> _TASK REQUIREMENTS_
Write out the full listing exactly as given, minus the images.

┌──

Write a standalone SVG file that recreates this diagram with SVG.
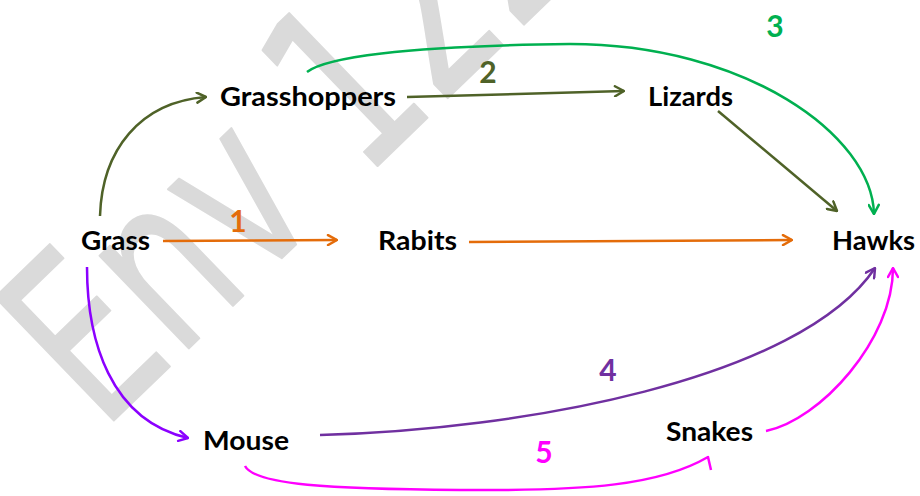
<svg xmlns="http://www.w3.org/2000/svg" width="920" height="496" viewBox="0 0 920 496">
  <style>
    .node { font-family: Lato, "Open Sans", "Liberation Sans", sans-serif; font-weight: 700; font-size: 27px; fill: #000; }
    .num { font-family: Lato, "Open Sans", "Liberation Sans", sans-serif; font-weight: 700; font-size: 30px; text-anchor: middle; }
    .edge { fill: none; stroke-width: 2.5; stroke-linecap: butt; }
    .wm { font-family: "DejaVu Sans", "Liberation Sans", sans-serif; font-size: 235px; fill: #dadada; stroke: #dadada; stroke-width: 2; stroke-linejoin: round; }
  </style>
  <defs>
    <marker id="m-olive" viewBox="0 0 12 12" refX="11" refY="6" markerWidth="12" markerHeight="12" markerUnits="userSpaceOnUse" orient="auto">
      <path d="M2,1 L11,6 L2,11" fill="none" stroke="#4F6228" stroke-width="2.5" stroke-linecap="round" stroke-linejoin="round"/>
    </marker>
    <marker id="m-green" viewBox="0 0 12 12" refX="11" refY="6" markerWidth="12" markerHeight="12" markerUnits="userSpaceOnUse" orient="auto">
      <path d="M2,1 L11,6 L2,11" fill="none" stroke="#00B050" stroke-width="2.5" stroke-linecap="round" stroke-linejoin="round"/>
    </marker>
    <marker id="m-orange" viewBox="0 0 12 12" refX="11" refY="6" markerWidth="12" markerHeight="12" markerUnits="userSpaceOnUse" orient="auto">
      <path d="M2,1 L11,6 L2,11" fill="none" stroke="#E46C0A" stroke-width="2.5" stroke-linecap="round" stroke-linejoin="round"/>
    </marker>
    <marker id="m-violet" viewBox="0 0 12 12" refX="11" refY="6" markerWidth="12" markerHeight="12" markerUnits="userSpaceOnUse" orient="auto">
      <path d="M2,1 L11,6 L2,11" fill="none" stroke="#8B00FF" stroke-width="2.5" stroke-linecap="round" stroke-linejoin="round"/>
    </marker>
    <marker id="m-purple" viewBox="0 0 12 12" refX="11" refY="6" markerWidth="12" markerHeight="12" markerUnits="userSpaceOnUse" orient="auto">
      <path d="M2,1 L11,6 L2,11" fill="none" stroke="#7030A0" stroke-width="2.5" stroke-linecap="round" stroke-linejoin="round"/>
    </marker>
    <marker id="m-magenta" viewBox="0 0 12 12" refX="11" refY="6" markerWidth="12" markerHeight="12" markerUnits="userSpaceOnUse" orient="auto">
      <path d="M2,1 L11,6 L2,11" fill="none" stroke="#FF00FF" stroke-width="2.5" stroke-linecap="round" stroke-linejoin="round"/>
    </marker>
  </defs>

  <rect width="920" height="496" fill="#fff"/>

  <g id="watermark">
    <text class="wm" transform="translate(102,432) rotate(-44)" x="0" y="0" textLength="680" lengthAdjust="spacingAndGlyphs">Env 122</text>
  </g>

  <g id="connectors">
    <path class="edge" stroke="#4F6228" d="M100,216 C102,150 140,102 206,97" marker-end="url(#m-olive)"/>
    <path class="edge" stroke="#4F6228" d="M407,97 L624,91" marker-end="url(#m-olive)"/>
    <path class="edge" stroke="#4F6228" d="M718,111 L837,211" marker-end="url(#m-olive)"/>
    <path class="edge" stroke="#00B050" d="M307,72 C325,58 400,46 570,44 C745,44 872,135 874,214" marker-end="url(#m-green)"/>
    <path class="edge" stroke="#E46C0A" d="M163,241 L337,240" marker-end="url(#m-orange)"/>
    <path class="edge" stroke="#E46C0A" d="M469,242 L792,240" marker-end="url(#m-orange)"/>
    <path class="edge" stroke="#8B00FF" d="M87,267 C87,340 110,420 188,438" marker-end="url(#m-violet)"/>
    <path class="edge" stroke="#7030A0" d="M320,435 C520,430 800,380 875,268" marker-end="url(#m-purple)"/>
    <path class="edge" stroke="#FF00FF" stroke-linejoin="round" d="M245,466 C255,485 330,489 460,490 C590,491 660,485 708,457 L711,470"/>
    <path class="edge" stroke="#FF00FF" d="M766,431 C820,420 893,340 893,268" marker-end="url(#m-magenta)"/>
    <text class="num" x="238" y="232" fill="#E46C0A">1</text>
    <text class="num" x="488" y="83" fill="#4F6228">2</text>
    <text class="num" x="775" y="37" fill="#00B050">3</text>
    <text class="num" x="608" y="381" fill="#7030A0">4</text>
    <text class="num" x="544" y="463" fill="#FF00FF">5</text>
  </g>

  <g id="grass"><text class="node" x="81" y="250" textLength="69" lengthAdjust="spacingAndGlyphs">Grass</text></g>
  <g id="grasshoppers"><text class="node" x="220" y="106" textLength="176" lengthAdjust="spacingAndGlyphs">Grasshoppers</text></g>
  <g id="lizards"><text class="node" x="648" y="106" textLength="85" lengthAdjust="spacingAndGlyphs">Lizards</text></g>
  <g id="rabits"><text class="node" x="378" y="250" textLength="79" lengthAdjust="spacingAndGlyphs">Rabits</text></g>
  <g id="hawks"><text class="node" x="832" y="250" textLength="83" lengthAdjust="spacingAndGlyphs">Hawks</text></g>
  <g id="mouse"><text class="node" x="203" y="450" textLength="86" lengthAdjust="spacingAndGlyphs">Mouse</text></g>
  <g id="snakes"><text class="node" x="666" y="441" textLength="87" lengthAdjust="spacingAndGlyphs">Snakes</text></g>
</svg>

└──

> _ANSWER TO THE EXERCISE_
Write a standalone SVG file that recreates this diagram with SVG.
<svg xmlns="http://www.w3.org/2000/svg" width="920" height="496" viewBox="0 0 920 496">
  <style>
    .node { font-family: Lato, "Open Sans", "Liberation Sans", sans-serif; font-weight: 700; font-size: 27px; fill: #000; }
    .num { font-family: Lato, "Open Sans", "Liberation Sans", sans-serif; font-weight: 700; font-size: 30px; text-anchor: middle; }
    .edge { fill: none; stroke-width: 2.5; stroke-linecap: butt; }
    .wm { font-family: "DejaVu Sans", "Liberation Sans", sans-serif; font-size: 235px; fill: #dadada; stroke: #dadada; stroke-width: 2; stroke-linejoin: round; }
  </style>
  <defs>
    <marker id="m-olive" viewBox="0 0 12 12" refX="11" refY="6" markerWidth="12" markerHeight="12" markerUnits="userSpaceOnUse" orient="auto">
      <path d="M2,1 L11,6 L2,11" fill="none" stroke="#4F6228" stroke-width="2.5" stroke-linecap="round" stroke-linejoin="round"/>
    </marker>
    <marker id="m-green" viewBox="0 0 12 12" refX="11" refY="6" markerWidth="12" markerHeight="12" markerUnits="userSpaceOnUse" orient="auto">
      <path d="M2,1 L11,6 L2,11" fill="none" stroke="#00B050" stroke-width="2.5" stroke-linecap="round" stroke-linejoin="round"/>
    </marker>
    <marker id="m-orange" viewBox="0 0 12 12" refX="11" refY="6" markerWidth="12" markerHeight="12" markerUnits="userSpaceOnUse" orient="auto">
      <path d="M2,1 L11,6 L2,11" fill="none" stroke="#E46C0A" stroke-width="2.5" stroke-linecap="round" stroke-linejoin="round"/>
    </marker>
    <marker id="m-violet" viewBox="0 0 12 12" refX="11" refY="6" markerWidth="12" markerHeight="12" markerUnits="userSpaceOnUse" orient="auto">
      <path d="M2,1 L11,6 L2,11" fill="none" stroke="#8B00FF" stroke-width="2.5" stroke-linecap="round" stroke-linejoin="round"/>
    </marker>
    <marker id="m-purple" viewBox="0 0 12 12" refX="11" refY="6" markerWidth="12" markerHeight="12" markerUnits="userSpaceOnUse" orient="auto">
      <path d="M2,1 L11,6 L2,11" fill="none" stroke="#7030A0" stroke-width="2.5" stroke-linecap="round" stroke-linejoin="round"/>
    </marker>
    <marker id="m-magenta" viewBox="0 0 12 12" refX="11" refY="6" markerWidth="12" markerHeight="12" markerUnits="userSpaceOnUse" orient="auto">
      <path d="M2,1 L11,6 L2,11" fill="none" stroke="#FF00FF" stroke-width="2.5" stroke-linecap="round" stroke-linejoin="round"/>
    </marker>
  </defs>

  <rect width="920" height="496" fill="#fff"/>

  <g id="watermark">
    <text class="wm" transform="translate(102,432) rotate(-44)" x="0" y="0" textLength="680" lengthAdjust="spacingAndGlyphs">Env 122</text>
  </g>

  <g id="connectors">
    <path class="edge" stroke="#4F6228" d="M100,216 C102,150 140,102 206,97" marker-end="url(#m-olive)"/>
    <path class="edge" stroke="#4F6228" d="M407,97 L624,91" marker-end="url(#m-olive)"/>
    <path class="edge" stroke="#4F6228" d="M718,111 L837,211" marker-end="url(#m-olive)"/>
    <path class="edge" stroke="#00B050" d="M307,72 C325,58 400,46 570,44 C745,44 872,135 874,214" marker-end="url(#m-green)"/>
    <path class="edge" stroke="#E46C0A" d="M163,241 L337,240" marker-end="url(#m-orange)"/>
    <path class="edge" stroke="#E46C0A" d="M469,242 L792,240" marker-end="url(#m-orange)"/>
    <path class="edge" stroke="#8B00FF" d="M87,267 C87,340 110,420 188,438" marker-end="url(#m-violet)"/>
    <path class="edge" stroke="#7030A0" d="M320,435 C520,430 800,380 875,268" marker-end="url(#m-purple)"/>
    <path class="edge" stroke="#FF00FF" stroke-linejoin="round" d="M245,466 C255,485 330,489 460,490 C590,491 660,485 708,457 L711,470"/>
    <path class="edge" stroke="#FF00FF" d="M766,431 C820,420 893,340 893,268" marker-end="url(#m-magenta)"/>
    <text class="num" x="238" y="232" fill="#E46C0A">1</text>
    <text class="num" x="488" y="83" fill="#4F6228">2</text>
    <text class="num" x="775" y="37" fill="#00B050">3</text>
    <text class="num" x="608" y="381" fill="#7030A0">4</text>
    <text class="num" x="544" y="463" fill="#FF00FF">5</text>
  </g>

  <g id="grass"><text class="node" x="81" y="250" textLength="69" lengthAdjust="spacingAndGlyphs">Grass</text></g>
  <g id="grasshoppers"><text class="node" x="220" y="106" textLength="176" lengthAdjust="spacingAndGlyphs">Grasshoppers</text></g>
  <g id="lizards"><text class="node" x="648" y="106" textLength="85" lengthAdjust="spacingAndGlyphs">Lizards</text></g>
  <g id="rabits"><text class="node" x="378" y="250" textLength="79" lengthAdjust="spacingAndGlyphs">Rabits</text></g>
  <g id="hawks"><text class="node" x="832" y="250" textLength="83" lengthAdjust="spacingAndGlyphs">Hawks</text></g>
  <g id="mouse"><text class="node" x="203" y="450" textLength="86" lengthAdjust="spacingAndGlyphs">Mouse</text></g>
  <g id="snakes"><text class="node" x="666" y="441" textLength="87" lengthAdjust="spacingAndGlyphs">Snakes</text></g>
</svg>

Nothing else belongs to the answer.